While at the facility, campers can stay – at no cost – in more than 20 furnished cabins, and participate in fishing, boating, swimming, crafts, hiking, playing games or even watching TV.
And last summer, the facility dedicated the Gary G. Wetzel Way trail, a mile-long, handicapped-accessible nature trail. Named for the Vietnam War Medal of Honor recipient and life member of Post 434 in Oak Creek, Wis., the trail was built at no cost to the Department of Wisconsin – thanks to Local 139 of the International Union of Operating Engineers and other local road construction contractors donating labor, equipment and materials to complete the project.
But it’s not just the activities that are therapeutic. Jessica, a U.S. Army veteran who asked that her last name not be used, has been to Camp American Legion multiple times.
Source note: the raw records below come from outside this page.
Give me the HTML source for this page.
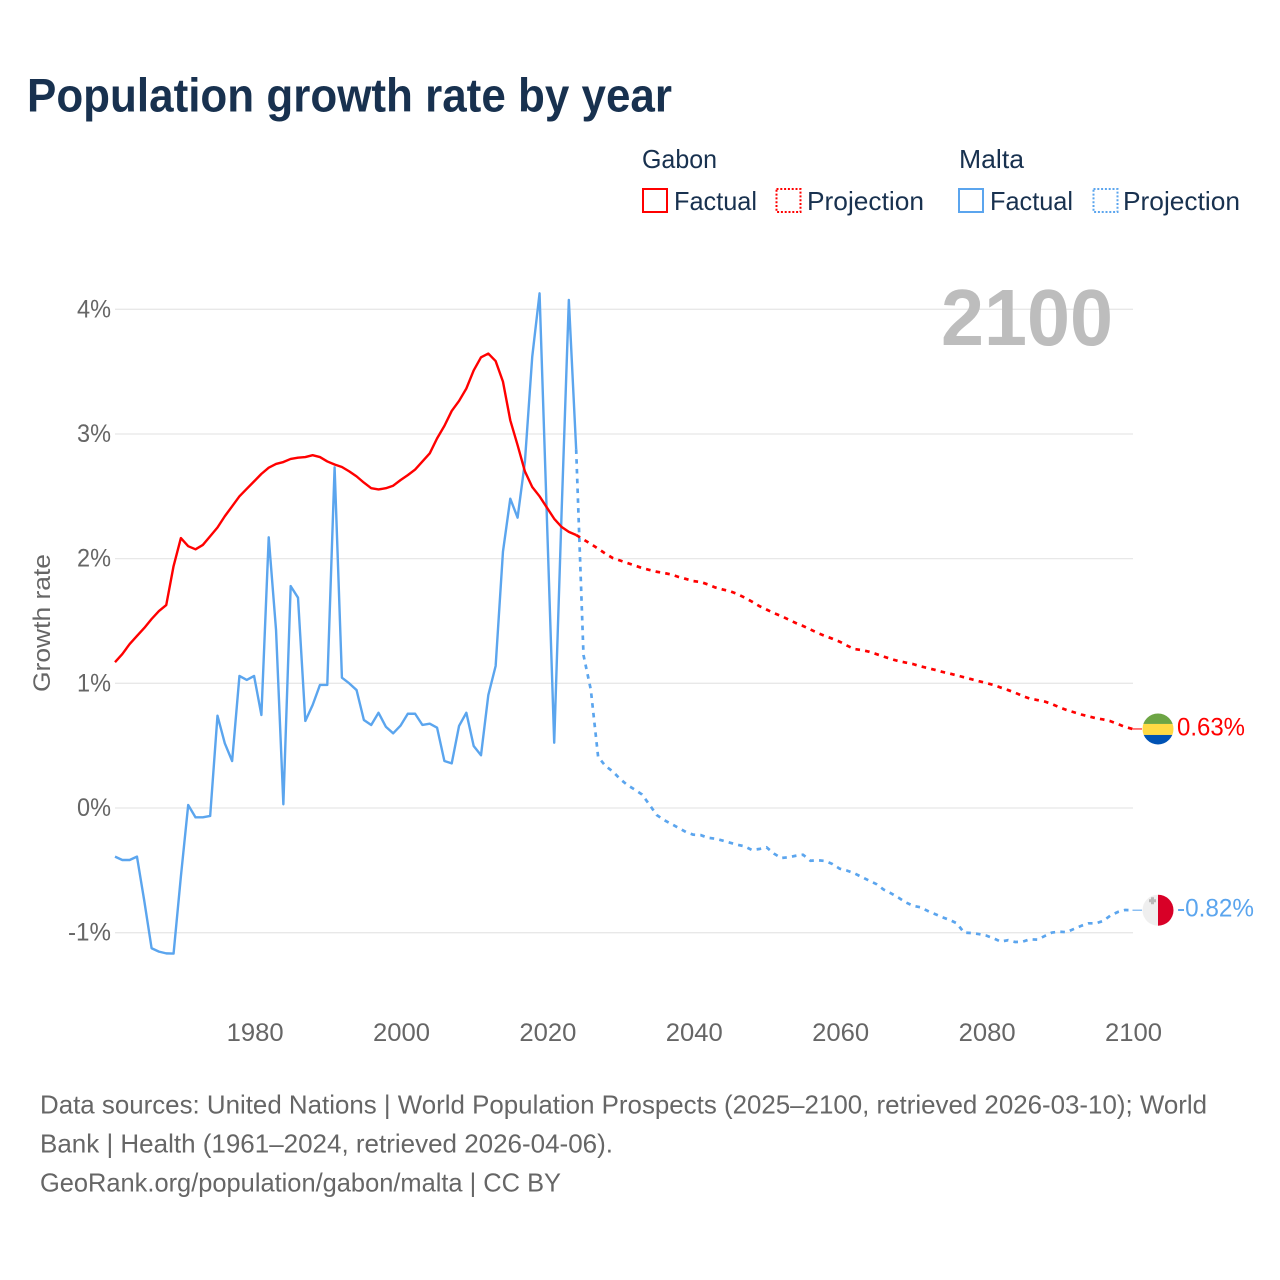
<!DOCTYPE html>
<html lang="en">
<head>
<meta charset="utf-8">
<title>Population growth rate by year</title>
<style>
html,body{margin:0;padding:0;background:#fff;width:1280px;height:1280px;overflow:hidden}
svg{display:block}
text{font-family:"Liberation Sans",sans-serif}
</style>
</head>
<body>
<svg id="chart" xmlns="http://www.w3.org/2000/svg" width="1280" height="1280" viewBox="0 0 1280 1280">
  <rect x="0" y="0" width="1280" height="1280" fill="#ffffff"/>
  <text x="27" y="111.5" font-size="47" font-weight="700" fill="#18314f" textLength="645" lengthAdjust="spacingAndGlyphs">Population growth rate by year</text>

  <g font-size="26" fill="#18314f">
    <text x="642" y="168" textLength="75" lengthAdjust="spacingAndGlyphs">Gabon</text>
    <rect x="643" y="189" width="24" height="23" fill="none" stroke="#ff0000" stroke-width="2"/>
    <text x="674" y="210" textLength="83" lengthAdjust="spacingAndGlyphs">Factual</text>
    <rect x="776.5" y="189" width="24" height="23" fill="none" stroke="#ff0000" stroke-width="2" stroke-dasharray="2 1.8"/>
    <text x="807" y="210" textLength="117" lengthAdjust="spacingAndGlyphs">Projection</text>
    <text x="959" y="168" textLength="65" lengthAdjust="spacingAndGlyphs">Malta</text>
    <rect x="959" y="189" width="24" height="23" fill="none" stroke="#5ba5ee" stroke-width="2"/>
    <text x="990" y="210" textLength="83" lengthAdjust="spacingAndGlyphs">Factual</text>
    <rect x="1093.5" y="189" width="24" height="23" fill="none" stroke="#5ba5ee" stroke-width="2" stroke-dasharray="2 1.8"/>
    <text x="1123" y="210" textLength="117" lengthAdjust="spacingAndGlyphs">Projection</text>
  </g>

  <g id="grid-layer"></g>
  <text x="941" y="345" font-size="80" font-weight="700" fill="#bdbdbd" textLength="172" lengthAdjust="spacingAndGlyphs">2100</text>
  <g id="y-tick-layer"></g>
  <g id="x-tick-layer"></g>
  <text transform="translate(50,623) rotate(-90)" text-anchor="middle" font-size="24.5" fill="#666666" textLength="138" lengthAdjust="spacingAndGlyphs">Growth rate</text>
  <g id="series-layer"></g>

  <defs>
    <clipPath id="flag-clip-gabon"><circle id="clip-circle-gabon" cx="1158" cy="729" r="15.5"/></clipPath>
    <clipPath id="flag-clip-malta"><circle id="clip-circle-malta" cx="1158" cy="910" r="15.5"/></clipPath>
  </defs>
  <g id="flag-gabon" clip-path="url(#flag-clip-gabon)">
    <rect x="1142" y="713" width="32" height="11" fill="#6da544"/>
    <rect x="1142" y="724" width="32" height="11" fill="#ffda44"/>
    <rect x="1142" y="735" width="32" height="11" fill="#0052b4"/>
  </g>
  <g id="flag-malta" clip-path="url(#flag-clip-malta)">
    <rect x="1142" y="894" width="16" height="32" fill="#efefef"/>
    <rect x="1158" y="894" width="16" height="32" fill="#d80027"/>
    <path d="M1151 897h3v2h2v3h-2v2h-3v-2h-2v-3h2z" fill="#b9b9b9"/>
  </g>
  <g id="end-label-layer"></g>

  <g font-size="26" fill="#666666">
    <text x="40" y="1113.5" textLength="1167" lengthAdjust="spacingAndGlyphs">Data sources: United Nations | World Population Prospects (2025–2100, retrieved 2026-03-10); World</text>
    <text x="40" y="1152.5" textLength="573" lengthAdjust="spacingAndGlyphs">Bank | Health (1961–2024, retrieved 2026-04-06).</text>
    <text x="40" y="1191.5" textLength="521" lengthAdjust="spacingAndGlyphs">GeoRank.org/population/gabon/malta | CC BY</text>
  </g>
</svg>
<script>
var yTickValues = [-1, 0, 1, 2, 3, 4];
var yTickLabels = ["-1%", "0%", "1%", "2%", "3%", "4%"];
var xTickYears = [1980, 2000, 2020, 2040, 2060, 2080, 2100];
var xTickLabels = ["1980", "2000", "2020", "2040", "2060", "2080", "2100"];
var factualStartYear = 1961;
var projectionStartYear = 2024;

var gabonFactual = [
  1.17, 1.235, 1.315, 1.38, 1.444, 1.516, 1.58, 1.628, 1.94, 2.165,
  2.10, 2.075, 2.11, 2.18, 2.25, 2.34, 2.42, 2.50, 2.56, 2.62,
  2.68, 2.73, 2.76, 2.775, 2.80, 2.81, 2.815, 2.83, 2.815, 2.78,
  2.755, 2.735, 2.70, 2.66, 2.61, 2.565, 2.555, 2.565, 2.585, 2.63,
  2.67, 2.715, 2.78, 2.845, 2.965, 3.065, 3.185, 3.265, 3.365, 3.51,
  3.615, 3.645, 3.585, 3.42, 3.11, 2.91, 2.70, 2.575, 2.50, 2.41,
  2.32, 2.255, 2.215, 2.19
];
var gabonProjection = [
  2.19, 2.154, 2.118, 2.08, 2.04, 2.005, 1.985, 1.965, 1.945, 1.925,
  1.91, 1.895, 1.885, 1.873, 1.853, 1.837, 1.82, 1.813, 1.793, 1.769,
  1.753, 1.739, 1.717, 1.688, 1.656, 1.62, 1.592, 1.564, 1.54, 1.512,
  1.484, 1.46, 1.432, 1.404, 1.38, 1.358, 1.334, 1.303, 1.275, 1.267,
  1.254, 1.235, 1.215, 1.195, 1.179, 1.167, 1.155, 1.137, 1.123, 1.108,
  1.092, 1.079, 1.064, 1.048, 1.033, 1.017, 1.003, 0.987, 0.966, 0.946,
  0.924, 0.898, 0.877, 0.866, 0.854, 0.834, 0.808, 0.786, 0.768, 0.75,
  0.735, 0.72, 0.71, 0.696, 0.674, 0.65, 0.634
];
var maltaFactual = [
  -0.39, -0.417, -0.417, -0.39, -0.745, -1.125, -1.152, -1.166, -1.168, -0.55,
  0.024, -0.075, -0.075, -0.064, 0.74, 0.519, 0.377, 1.059, 1.027, 1.059,
  0.746, 2.171, 1.428, 0.03, 1.78, 1.687, 0.698, 0.826, 0.987, 0.987,
  2.733, 1.045, 1.0, 0.946, 0.706, 0.666, 0.764, 0.652, 0.599, 0.66,
  0.756, 0.756, 0.666, 0.676, 0.644, 0.377, 0.358, 0.658, 0.764, 0.497,
  0.423, 0.906, 1.139, 2.056, 2.481, 2.329, 2.778, 3.62, 4.128, 2.33,
  0.524, 2.353, 4.075, 2.877
];
var maltaProjection = [
  2.877, 1.227, 0.95, 0.411, 0.337, 0.293, 0.233, 0.184, 0.148, 0.108,
  0.028, -0.056, -0.096, -0.128, -0.16, -0.193, -0.214, -0.217, -0.239, -0.246,
  -0.261, -0.278, -0.295, -0.307, -0.337, -0.329, -0.315, -0.365, -0.401, -0.395,
  -0.383, -0.375, -0.423, -0.419, -0.425, -0.449, -0.487, -0.502, -0.524, -0.553,
  -0.582, -0.61, -0.654, -0.684, -0.718, -0.756, -0.784, -0.796, -0.825, -0.85,
  -0.876, -0.897, -0.925, -1.0, -1.003, -1.011, -1.023, -1.045, -1.072, -1.06,
  -1.075, -1.072, -1.053, -1.056, -1.027, -0.999, -0.992, -0.996, -0.97, -0.945,
  -0.925, -0.925, -0.906, -0.862, -0.834, -0.818, -0.82
];

var NS = 'http://www.w3.org/2000/svg';
function xScale(year) { return 115 + (year - 1961) * 7.32; }
function yScale(value) { return 808 - value * 124.67; }
function pointsFor(values, startYear) {
  return values.map(function (v, i) {
    return xScale(startYear + i).toFixed(2) + ',' + yScale(v).toFixed(2);
  }).join(' ');
}

var gridLayer = document.getElementById('grid-layer');
var yTickLayer = document.getElementById('y-tick-layer');
yTickValues.forEach(function (v, i) {
  var line = document.createElementNS(NS, 'line');
  
  
  line.setAttribute('x1', 115);
  line.setAttribute('x2', 1133);
  line.setAttribute('y1', yScale(v));
  line.setAttribute('y2', yScale(v));
  line.setAttribute('stroke', '#e8e8e8');
  line.setAttribute('stroke-width', '1.3');
  gridLayer.appendChild(line);

  var t = document.createElementNS(NS, 'text');
  
  
  t.setAttribute('x', 111);
  t.setAttribute('y', yScale(v) + 8);
  t.setAttribute('text-anchor', 'end');
  t.setAttribute('font-size', '25');
  t.setAttribute('fill', '#666666');
  t.setAttribute('textLength', yTickLabels[i].length === 3 ? 43 : 34);
  t.setAttribute('lengthAdjust', 'spacingAndGlyphs');
  t.textContent = yTickLabels[i];
  yTickLayer.appendChild(t);
});

var xTickLayer = document.getElementById('x-tick-layer');
xTickYears.forEach(function (year, i) {
  var t = document.createElementNS(NS, 'text');
  
  
  t.setAttribute('x', xScale(year) + 1);
  t.setAttribute('y', 1041);
  t.setAttribute('text-anchor', 'middle');
  t.setAttribute('font-size', '25');
  t.setAttribute('fill', '#666666');
  t.setAttribute('textLength', 57);
  t.setAttribute('lengthAdjust', 'spacingAndGlyphs');
  t.textContent = xTickLabels[i];
  xTickLayer.appendChild(t);
});

var seriesLayer = document.getElementById('series-layer');
function addLine(name, values, startYear, color, dash) {
  var p = document.createElementNS(NS, 'polyline');
  
  
  p.setAttribute('points', pointsFor(values, startYear));
  p.setAttribute('fill', 'none');
  p.setAttribute('stroke', color);
  p.setAttribute('stroke-width', dash ? '2.7' : '2.4');
  p.setAttribute('stroke-linejoin', 'round');
  if (dash) { p.setAttribute('stroke-dasharray', dash); }
  seriesLayer.appendChild(p);
}
addLine('malta-factual-line', maltaFactual, factualStartYear, '#5ba5ee', null);
addLine('malta-projection-line', maltaProjection, projectionStartYear, '#5ba5ee', '4.6 5.2');
addLine('gabon-factual-line', gabonFactual, factualStartYear, '#ff0000', null);
addLine('gabon-projection-line', gabonProjection, projectionStartYear, '#ff0000', '4.6 5.2');

var endLabelLayer = document.getElementById('end-label-layer');
function addEnd(name, values, color, flagId, clipId, baseY, labelWidth) {
  var last = values[values.length - 1];
  var y = yScale(last);
  var leader = document.createElementNS(NS, 'line');
  
  
  leader.setAttribute('x1', xScale(2100));
  leader.setAttribute('x2', 1142);
  leader.setAttribute('y1', y);
  leader.setAttribute('y2', y);
  leader.setAttribute('stroke', color);
  leader.setAttribute('stroke-width', '1.3');
  leader.setAttribute('opacity', '0.8');
  seriesLayer.appendChild(leader);

  var dy = y - baseY;
  document.getElementById(flagId).setAttribute('transform', 'translate(0,' + dy.toFixed(2) + ')');

  var t = document.createElementNS(NS, 'text');
  
  
  t.setAttribute('x', 1177);
  t.setAttribute('y', y + 6.5);
  t.setAttribute('font-size', '25');
  t.setAttribute('fill', color);
  t.setAttribute('textLength', labelWidth);
  t.setAttribute('lengthAdjust', 'spacingAndGlyphs');
  t.textContent = last.toFixed(2) + '%';
  endLabelLayer.appendChild(t);
}
addEnd('gabon', gabonProjection, '#ff0000', 'flag-gabon', 'clip-circle-gabon', 729, 68);
addEnd('malta', maltaProjection, '#5ba5ee', 'flag-malta', 'clip-circle-malta', 910, 77);
</script>
</body>
</html>
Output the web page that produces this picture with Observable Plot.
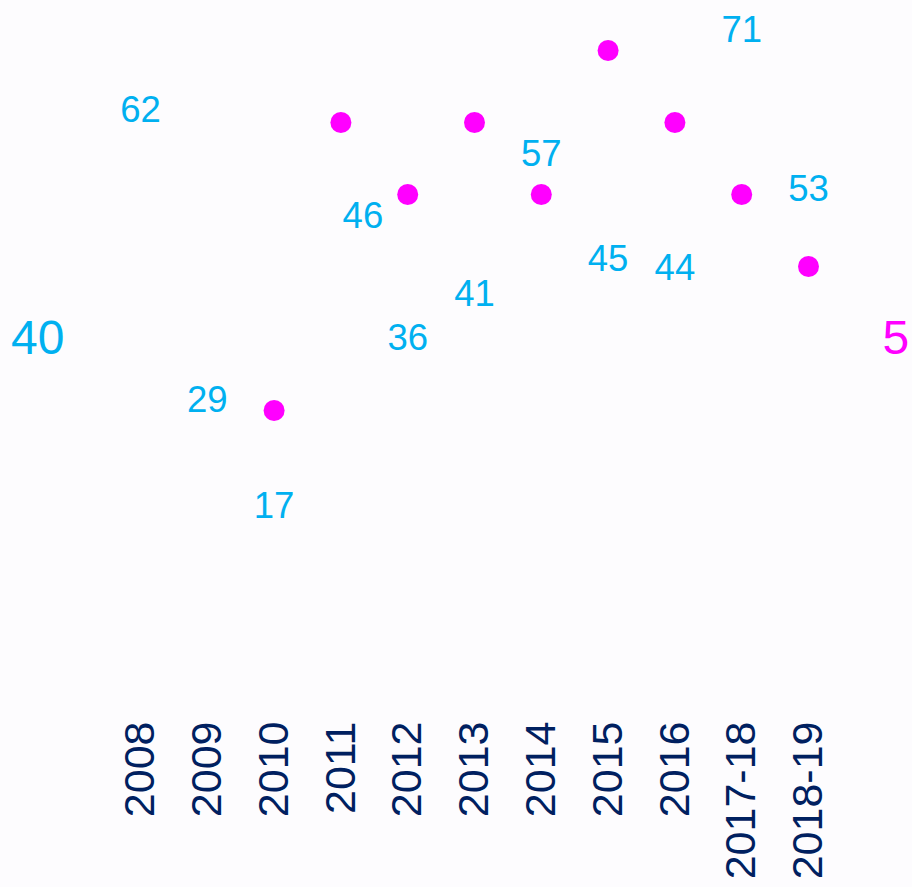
<!DOCTYPE html>
<html>
<head>
<meta charset="utf-8">
<script src="https://cdn.jsdelivr.net/npm/d3@7"></script>
<script src="https://cdn.jsdelivr.net/npm/@observablehq/plot@0.6"></script>
<style>
  html, body { margin: 0; padding: 0; background: #fdfcfe; }
  #chart { position: relative; width: 912px; height: 887px; overflow: hidden; }
  #chart svg { position: absolute; left: 0; top: 0; }
</style>
</head>
<body>
<div id="chart"></div>
<script>
const categories = ["2008", "2009", "2010", "2011", "2012", "2013", "2014", "2015", "2016", "2017-18", "2018-19"];
const blueValues = [62, 29, 17, 46, 36, 41, 57, 45, 44, 71, 53];
const magentaValues = [null, null, 4, 8, 7, 8, 7, 9, 8, 7, 6];
const leftTicks = [40];
const rightTicks = [5];

const blueData = categories.map((c, i) => ({year: c, value: blueValues[i]}));
const magentaData = categories.map((c, i) => ({year: c, value: magentaValues[i]})).filter(d => d.value != null);

const BLUE = "#00b0f0", MAGENTA = "#ff00ff", NAVY = "#002060";
const font = "'Liberation Sans', Arial, sans-serif";
const common = {
  width: 912, height: 887,
  marginLeft: 140, marginRight: 104, marginTop: 0, marginBottom: 172,
  style: {background: "transparent", fontFamily: font, overflow: "visible"}
};

const blueStep = 8.8;
const plotA = Plot.plot({
  ...common,
  x: {type: "point", domain: categories, padding: 0, round: false},
  y: {domain: [40, 70], range: [338, 338 - 30 * blueStep]},
  marks: [
    Plot.axisX({tickRotate: -90, tickSize: 0, tickPadding: 6, fontSize: 43, fill: NAVY, label: null}),
    Plot.axisY({ticks: leftTicks, anchor: "left", tickSize: 0, tickPadding: 76, fontSize: 48, fill: BLUE, label: null}),
    Plot.text(blueData.filter(d => d.year !== "2011"), {x: "year", y: "value", text: d => String(d.value), dy: -35, fontSize: 36.5, fill: BLUE}),
    Plot.text(blueData.filter(d => d.year === "2011"), {x: "year", y: "value", text: d => String(d.value), dx: 22, dy: -69, fontSize: 36.5, fill: BLUE})
  ]
});

const plotB = Plot.plot({
  ...common,
  x: {type: "point", domain: categories, padding: 0, round: false, axis: null},
  y: {domain: [5, 9], range: [338, 338 - 4 * 72]},
  marks: [
    Plot.axisY({ticks: rightTicks, anchor: "right", tickSize: 0, tickPadding: 74, fontSize: 48, fill: MAGENTA, label: null}),
    Plot.dot(magentaData, {x: "year", y: "value", r: 10.5, fill: MAGENTA, stroke: "none"})
  ]
});

const chart = document.getElementById("chart");
chart.appendChild(plotA);
chart.appendChild(plotB);
</script>
</body>
</html>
Just being around others with a shared background makes a difference for her.
“Being around other people that have embodied the same things that you have had to go through helps me be able to talk and help some of that not hurt so much,” Jessica said. “It’s almost like rubbing a scar and making it go away. Rubbing is like talking and meeting other people.”
Different theme weeks dot the camp’s schedule, including peer-to-peer PTSD support, activities for blind or vision-impaired veterans, homeless veterans and women veterans. The facility also hosts reintegration retreats for military units – and their families – who have recently returned home from deployments.
Donations help fund the camp, while volunteers provide repairs when necessary. Legion posts sponsor cabins, while the Wisconsin Legion Riders have a ride in the fall that has raised more than $50,000 for the facility in the past four years alone.
The entire Department of Wisconsin both supports and believes in Camp American Legion. So does Camp Director Kevin Moshea, who gets a chance to see the transformation that takes place in a veteran who visits the facility.
“It means everything to me,” said Moshea, a member of Post 318 in Lake Tomahawk. “It’s why I get up in the morning. It is the thing that makes me say to the good Lord, ‘I know why you put me here.’ Changing people’s lives is my daily goal in life. When I visibly see a change, that makes my day.”